Lawyers for Teva and Anda on Thursday asked Garguilo to throw out the verdict, saying the state and counties didn’t prove the companies created a public nuisance. They also pointed to the inconsistency in the percentage of fault Teva faces in the verdicts on behalf of the counties and the state as warranting a new trial.

Second Verdict

Thursday’s jury verdict is the second in the burgeoning four-year opioid litigation. Municipalities accuse opioid makers, distributors and sellers of downplaying the painkillers’ addiction risks and sacrificing patient safety for billions in profits. They also blame them for contributing to the deaths of more than 500,000 Americans in the opioid epidemic over the last two decades.

The state-court jury found Teva and subsidiaries including Anda Inc. and Cephalon Inc. created a so-called “public nuisance” by marketing the opioid-based drugs in a misleading manner and not properly monitoring suspicious shipments of the highly addictive painkillers. The panel concluded the marketing “contributed to, or maintained a substantial and unreasonable interference with a public right that amounts to a public nuisance,” according to the verdict form.

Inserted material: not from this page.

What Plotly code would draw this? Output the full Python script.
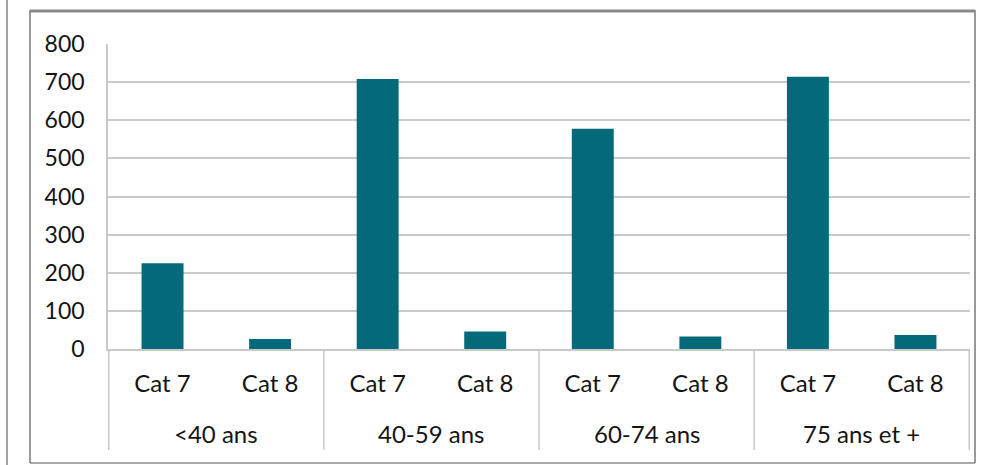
import plotly.graph_objects as go

# Age groups and categories
age_groups = ["<40 ans", "40-59 ans", "60-74 ans", "75 ans et +"]
categories = ["Cat 7", "Cat 8"]
cat7_values = [225, 708, 578, 714]
cat8_values = [26, 46, 33, 37]

keys, inner, values = [], [], []
for g, v7, v8 in zip(age_groups, cat7_values, cat8_values):
    for c, v in zip(categories, (v7, v8)):
        keys.append(f"{g} | {c}")
        inner.append(c)
        values.append(v)

y_ticks = [0, 100, 200, 300, 400, 500, 600, 700, 800]

BAR = "#046a79"
GRID = "#c9c9c9"
TEXT = "#141414"
FONT = "Lato"

fig = go.Figure(
    go.Bar(
        x=keys,
        y=values,
        marker=dict(color=BAR, line=dict(width=0)),
        showlegend=False,
    )
)

W, H = 992, 465
L, R, T, B = 108, 22, 44, 116
pw, ph = W - L - R, H - T - B


def px(x):
    return (x - L) / pw


def py(y):
    return (H - B - y) / ph


n_cat = len(categories)
shapes = []
annotations = []

# group dividers below the axis, at every group boundary
for i in range(len(age_groups) + 1):
    xb = i * n_cat - 0.5
    shapes.append(dict(type="line", xref="x", yref="paper",
                       x0=xb, x1=xb, y0=0, y1=py(450),
                       line=dict(color=GRID, width=1.5)))

# group labels centred under each pair of bars
for i, g in enumerate(age_groups):
    xc = i * n_cat + (n_cat - 1) / 2
    annotations.append(dict(text=g, xref="x", yref="paper",
                            x=xc, y=py(433), showarrow=False,
                            xanchor="center", yanchor="middle",
                            font=dict(family=FONT, size=24, color=TEXT)))

# outer frame and page border
shapes += [
    dict(type="line", xref="paper", yref="paper",
         x0=px(30), x1=px(30), y0=py(10), y1=py(463),
         line=dict(color="#555555", width=1.2)),
    dict(type="line", xref="paper", yref="paper",
         x0=px(975), x1=px(975), y0=py(10), y1=py(463),
         line=dict(color="#555555", width=1.2)),
    dict(type="line", xref="paper", yref="paper",
         x0=px(30), x1=px(975), y0=py(463), y1=py(463),
         line=dict(color="#555555", width=1.2)),
    dict(type="line", xref="paper", yref="paper",
         x0=px(30), x1=px(975), y0=py(11), y1=py(11),
         line=dict(color="#8a8a8a", width=3)),
    dict(type="line", xref="paper", yref="paper",
         x0=px(7), x1=px(7), y0=py(0), y1=py(465),
         line=dict(color="#666666", width=1.2)),
]

fig.update_layout(
    width=W,
    height=H,
    margin=dict(l=L, r=R, t=T, b=B),
    paper_bgcolor="white",
    plot_bgcolor="white",
    bargap=0.61,
    font=dict(family=FONT, size=24, color=TEXT),
    xaxis=dict(
        type="category",
        tickvals=keys,
        ticktext=inner,
        showgrid=False,
        showline=True,
        linecolor=GRID,
        linewidth=1.5,
        ticks="",
        ticklabelstandoff=12,
        tickfont=dict(family=FONT, size=24, color=TEXT),
    ),
    yaxis=dict(
        range=[0, 800],
        tickvals=y_ticks,
        showgrid=True,
        gridcolor=GRID,
        gridwidth=1.5,
        zeroline=False,
        showline=True,
        linecolor=GRID,
        linewidth=1.5,
        ticks="",
        ticklabelstandoff=17,
        tickfont=dict(family=FONT, size=23, color=TEXT),
    ),
    shapes=shapes,
    annotations=annotations,
)

fig.write_html("out.html")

The trial over the governments’ claims began in June with more than 30 companies as defendants. By the end, only Teva and its units, including Cephalon Inc., Actavis Pharma and Watson Laboratories Inc., were left to face the six-person jury. That’s because other opioid makers, including Johnson & Johnson and Endo International Plc, drug distributors such as McKesson Corp. and Cardinal Health Inc. drugstore chains like Rite Aid Inc. and Walgreens Boots Alliance Inc., settled to get out of the trial.

The six-month trial, held in Suffolk County on Long Island, featured internal sales-conference videos produced by Cephalon that the governments alleged showed the company pushed opioid sales to beef up bonuses and put profit over consumers’ safety.

Dr. Evil

The panel saw a 2006 video based on a scene from the 1992 film “A Few Good Men,” that the Teva subsidiary used at a sales conference to promote its opioid-based drug, Fentora. 

Dressed in a Marine uniform, Roy Craig, a Cephalon sales manager, portrays Jack Nicholson’s character in the movie. “I have neither the time nor the inclination to explain ourselves to people who rise and sleep under the very blanket of revenue we provide and then question the manner in which we provide it,” Craig says on the video.

Lawyers for the governments also showed jurors a dubbed parody of the 1997 “Austin Powers, International Man of Mystery” movie in which the villain, Dr. Evil, portrays a Cephalon sales executive leading a Fentora marketing meeting. 

Dr. Evil -- played by actor Michael Myers -- ejects subordinate Will Ferrell into a fiery pit over his unhappiness with the new painkiller’s packaging and comes up with several aggressive marketing ideas. The video was made for a 2007 annual sales conference.

The case is In Re Opioid Litigation, Index no. 40000/2017, Supreme Court of New York, Suffolk County.